The City of Summerside is installing new smart meters on 400 homes and businesses as a pilot project to take advantage of its new wind farm.

The meters monitor when the wind is blowing, and let residents know it's time to plug in to the green energy.

The city has been planning to install smart meters since they built the wind farm last year. The meters will not only indicate when wind power is available, but can also be hooked up so that some appliances turn on automatically when it's windy.

"To give you a few examples, some of the simple things, the smart meter might well engage your water heater to come on at five o'clock in the morning and then shut off at eight o'clock. Your dishwasher might kick in at 4 o'clock in the morning and your washing machine might go at the same time," said Coun. Brent Gallant.

"These are traditionally low energy-consumption times."

The city is still working on the details, but it hopes to offer residents a rebate for using the wind energy.

Ontario working with smart meters

Most households in Ontario already have the meters.
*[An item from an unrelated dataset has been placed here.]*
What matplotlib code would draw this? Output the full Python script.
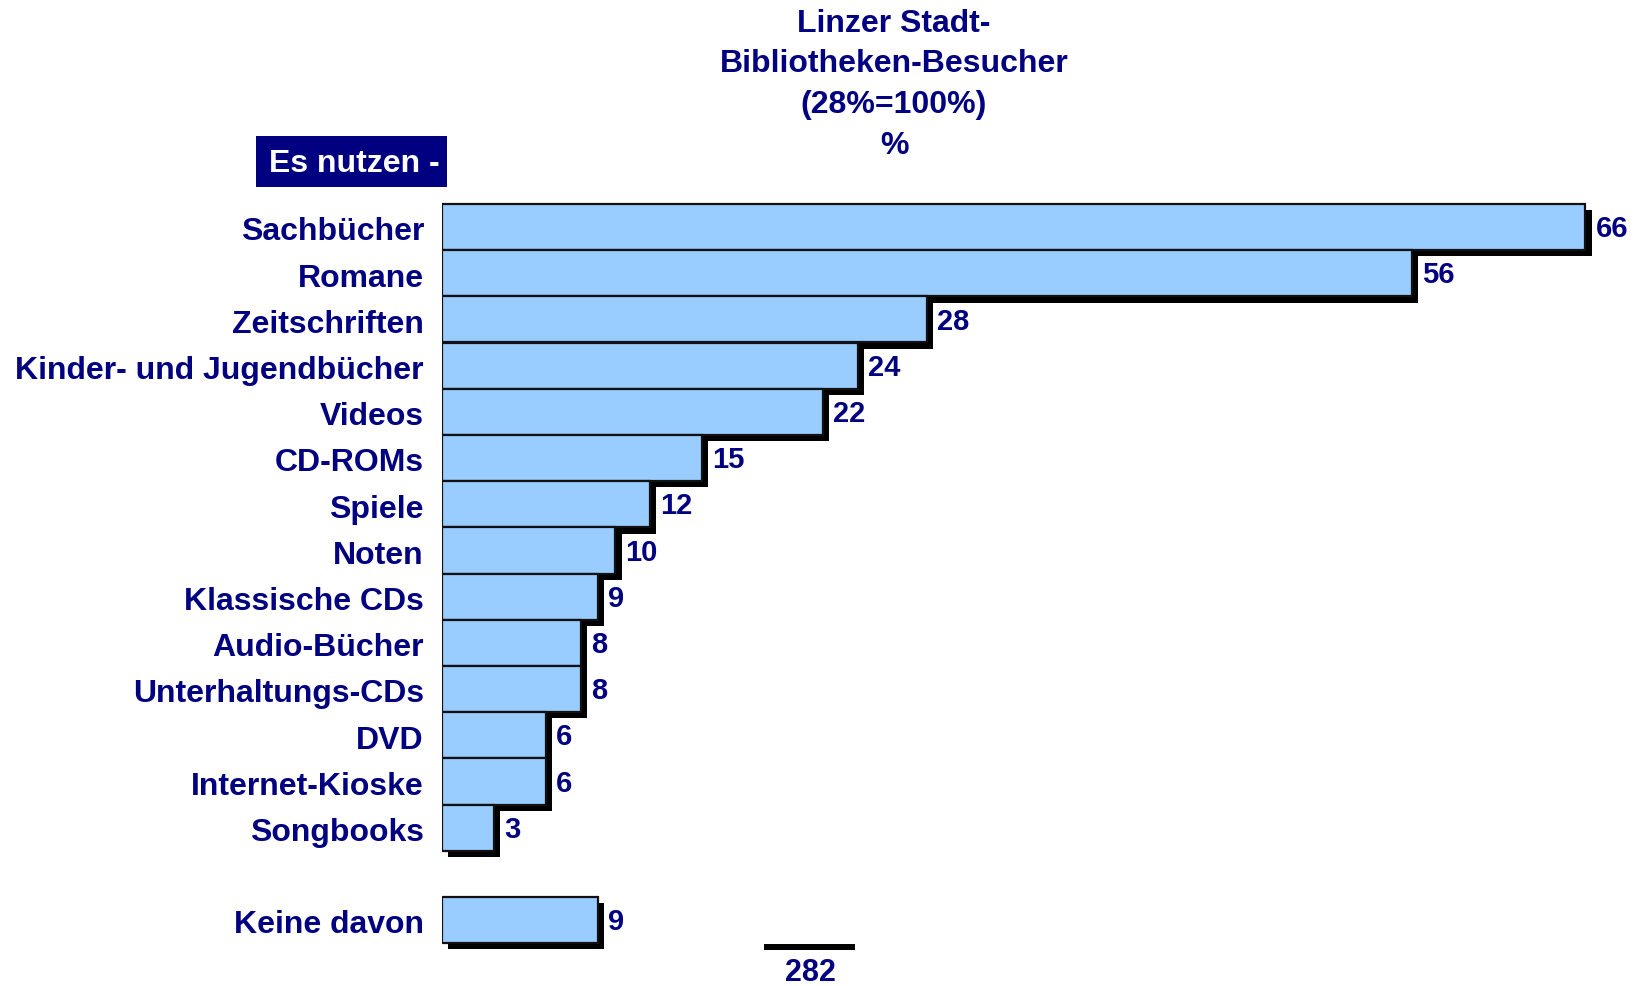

That province hopes to eventually charge customers according to the time of day they use electricity.

"People don't necessarily save money, but those who are conscientious can save money, of course," said Paul Crawford, a spokesman for the Ontario Energy Board.
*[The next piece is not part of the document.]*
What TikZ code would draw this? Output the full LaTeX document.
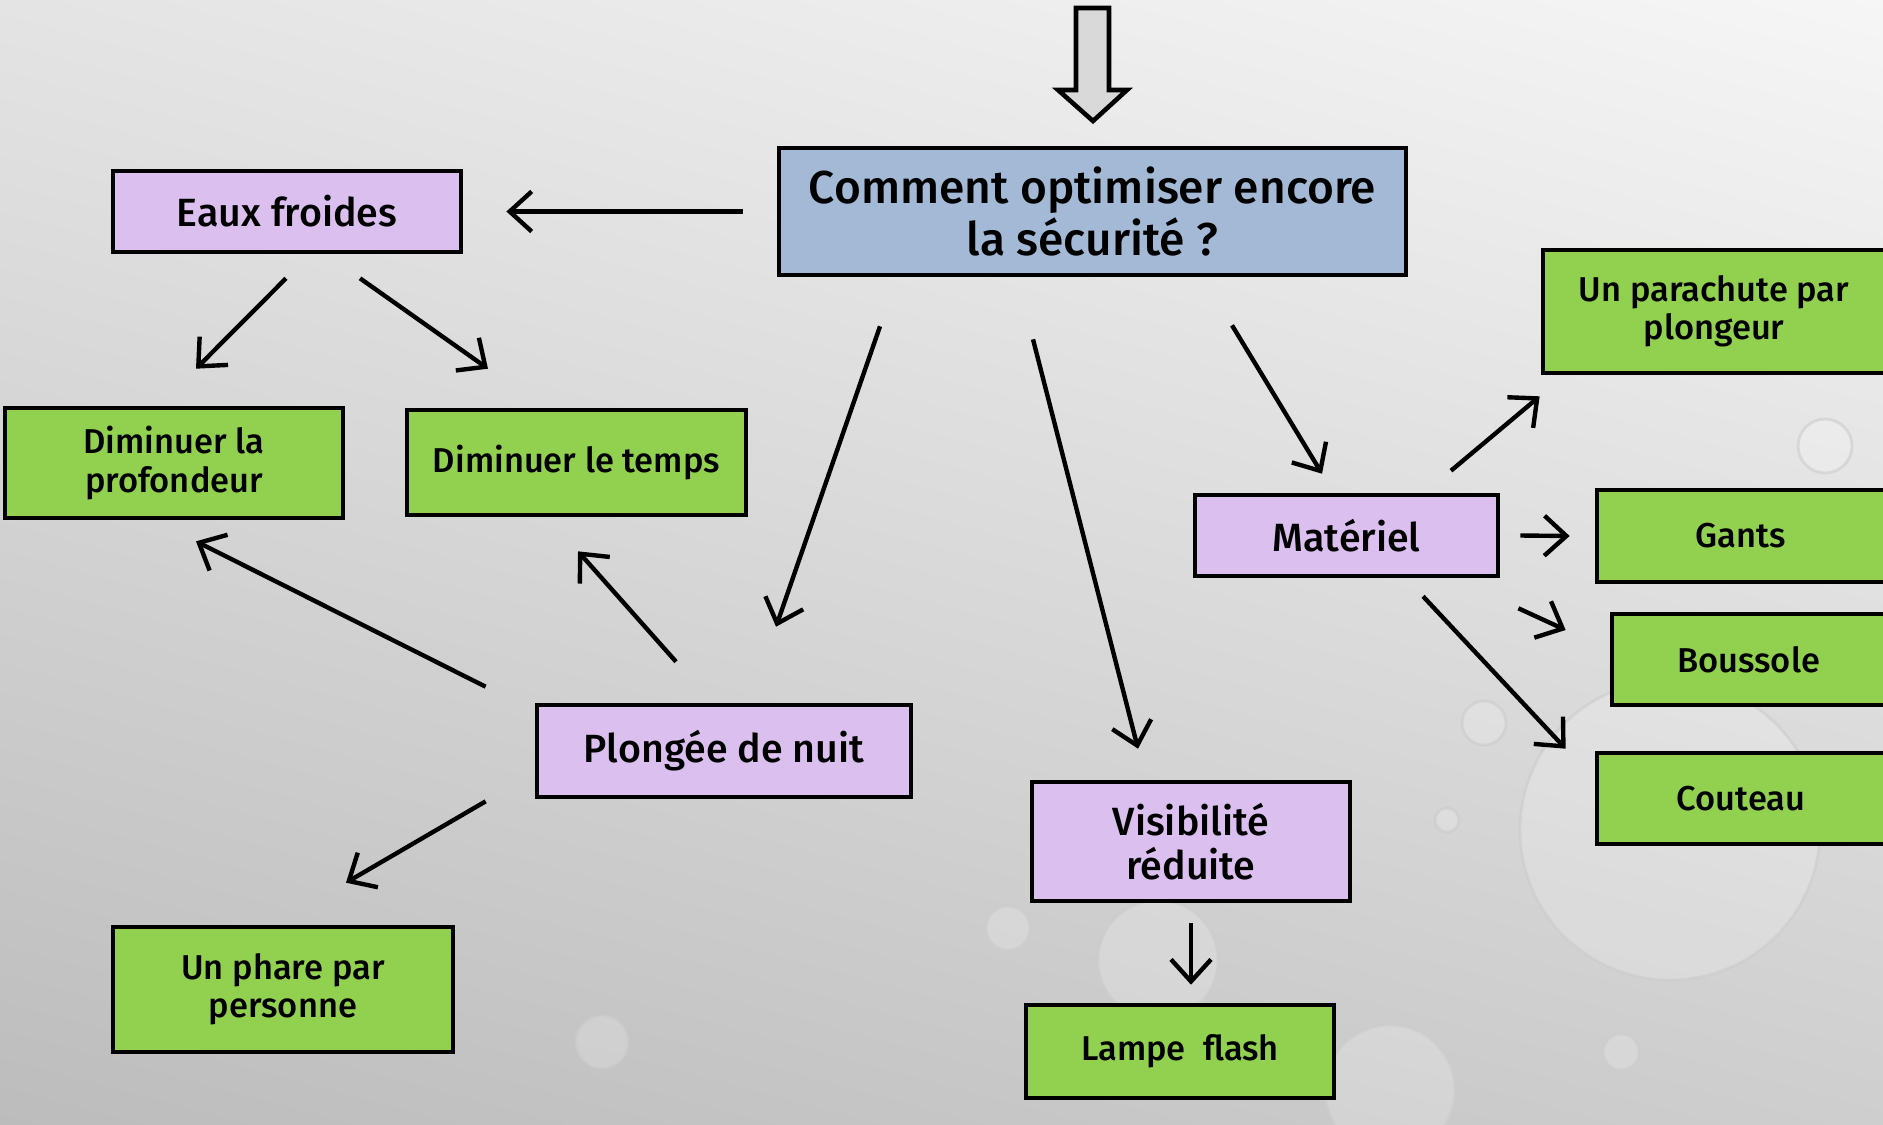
\documentclass[tikz,border=0pt]{standalone}
\usepackage{fontspec}
\setmainfont{Fira Sans}[UprightFont = * Medium]
\usetikzlibrary{arrows.meta,calc}
\definecolor{BleuTitre}{HTML}{A3B9D5}
\definecolor{Mauve}{HTML}{DBBFEE}
\definecolor{VertPomme}{HTML}{92D050}
\definecolor{GrisFleche}{HTML}{D9D9D9}
\definecolor{FondHaut}{HTML}{F8F8F8}
\definecolor{FondBas}{HTML}{BBBBBB}
\tikzset{
  titre/.style   = {draw, line width=1.3pt, fill=BleuTitre, align=center,
                    font=\fontsize{13.1}{14.8}\selectfont, inner sep=0pt},
  theme/.style   = {draw, line width=1.3pt, fill=Mauve, align=center,
                    font=\fontsize{11.2}{12.6}\selectfont, inner sep=0pt},
  solution/.style= {draw, line width=1.3pt, fill=VertPomme, align=center,
                    font=\fontsize{9.8}{10.9}\selectfont, inner sep=0pt},
  fleche/.style  = {-{Straight Barb[length=2.2mm,width=4mm]}, line width=1.25pt},
  goutte/.style  = {draw=white!60!gray, draw opacity=0.6, line width=0.8pt,
                    fill=white, fill opacity=0.2},
}

\begin{document}
\begin{tikzpicture}[x=0.01cm, y=-0.01cm]
  % fond
  \useasboundingbox (0,0) rectangle (1883,1124);
  \clip (0,0) rectangle (1883,1124);
  \shade[top color=FondHaut, bottom color=FondBas, shading angle=-15] (-200,-200) rectangle (2100,1300);
  % gouttes
  \draw[goutte] (1670,830) circle (150);
  \draw[goutte] (1158,960) circle (60);
  \draw[goutte] (1390,1090) circle (65);
  \draw[goutte] (1825,446) circle (27);
  \draw[goutte] (1484,723) circle (22);
  \draw[goutte] (1447,820) circle (12);
  \draw[goutte] (1008,928) circle (22);
  \draw[goutte] (602,1042) circle (26);
  \draw[goutte] (1621,1052) circle (18);
  % grosse fleche
  \draw[line width=1.3pt, fill=GrisFleche] (1076,8) -- (1109,8) -- (1109,90) -- (1127,90)
    -- (1093,121) -- (1058,90) -- (1076,90) -- cycle;

  \node[titre, minimum width=6.27cm, minimum height=1.27cm] (bleu) at (1092.5,211.5) {Comment optimiser encore\\la sécurité ?};
  \node[theme, minimum width=3.48cm, minimum height=0.81cm] (eaux) at (287,211.5) {Eaux froides};
  \node[solution, minimum width=3.38cm, minimum height=1.10cm] (prof) at (174,463) {Diminuer la\\profondeur};
  \node[solution, minimum width=3.39cm, minimum height=1.05cm] (temps) at (576.5,462.5) {Diminuer le temps};
  \node[theme, minimum width=3.74cm, minimum height=0.92cm] (nuit) at (724,751) {Plongée de nuit};
  \node[solution, minimum width=3.40cm, minimum height=1.25cm] (phare) at (283,989.5) {Un phare par\\personne};
  \node[theme, minimum width=3.18cm, minimum height=1.19cm] (visib) at (1191,841.5) {Visibilité\\réduite};
  \node[solution, minimum width=3.08cm, minimum height=0.93cm] (lampe) at (1180,1051.5) {Lampe\ \ flash};
  \node[theme, minimum width=3.03cm, minimum height=0.81cm] (mat) at (1346.5,535.5) {Matériel};
  \node[solution, minimum width=3.42cm, minimum height=1.23cm] (para) at (1714,311.5) {Un parachute par\\plongeur};
  \node[solution, minimum width=2.88cm, minimum height=0.92cm] (gants) at (1741,536) {Gants};
  \node[solution, minimum width=2.73cm, minimum height=0.91cm] (bous) at (1748.5,659.5) {Boussole};
  \node[solution, minimum width=2.88cm, minimum height=0.91cm] (cout) at (1741,798.5) {Couteau};

  \draw[fleche] ($(bleu.west)+(-34,0)$) -- ($(eaux.east)+(43,0)$);
  \draw[fleche] ($(eaux.south)+(-1,24)$) -- ($(prof.north)+(22,-37)$);
  \draw[fleche] ($(eaux.south)+(73,24)$) -- ($(temps.north)+(-88.5,-39)$);
  \draw[fleche] ($(bleu.south)+(-212.5,49)$) -- ($(nuit.north)+(52,-76)$);
  \draw[fleche] ($(bleu.south)+(-59.5,62)$) -- ($(visib.north)+(-53,-31)$);
  \draw[fleche] ($(bleu.south)+(139.5,48)$) -- ($(mat.north)+(-24.5,-19)$);
  \draw[fleche] ($(nuit.north west)+(-49,-16)$) -- ($(prof.south)+(22,21)$);
  \draw[fleche] ($(nuit.north)+(-48,-41)$) -- ($(temps.south)+(1.5,34)$);
  \draw[fleche] ($(nuit.south west)+(-49,2)$) -- ($(phare.north)+(63,-42)$);
  \draw[fleche] ($(mat.north)+(104.5,-22)$) -- ($(para.south west)+(-1,21)$);
  \draw[fleche] ($(mat.east)+(20,0)$) -- ($(gants.west)+(-25,0)$);
  \draw[fleche] ($(mat.south east)+(18,30)$) -- ($(bous.west)+(-44,-29.5)$);
  \draw[fleche] ($(mat.south)+(76.5,18)$) -- ($(cout.north west)+(-29,-2)$);
  \draw[fleche] ($(visib.south)+(0,20)$) -- ($(lampe.north)+(11,-18)$);
\end{tikzpicture}
\end{document}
"What it tends to do more is it gets people to manage their electricity a little differently and at least be a little more conscientious on how they consume electricity, and I think that's one of the main goals."

Summerside director of municipal services Greg Gaudet said Summerside is also not focused necessarily on residents saving money, but on giving consumers the choice to buy local energy.

"It's the goal of the city of Summerside to see wind energy that it has produced to be used locally," said Gaudet.

"It's not a matter of whether it be cheaper, it's a matter of how can each party do things a little differently to work together."

The city is looking for residents interested in participating in the pilot project. Home and business owners won't have to pay for the meters.

Summerside has invested $2 million in the meters, and hopes to have them up and running by the end of the year.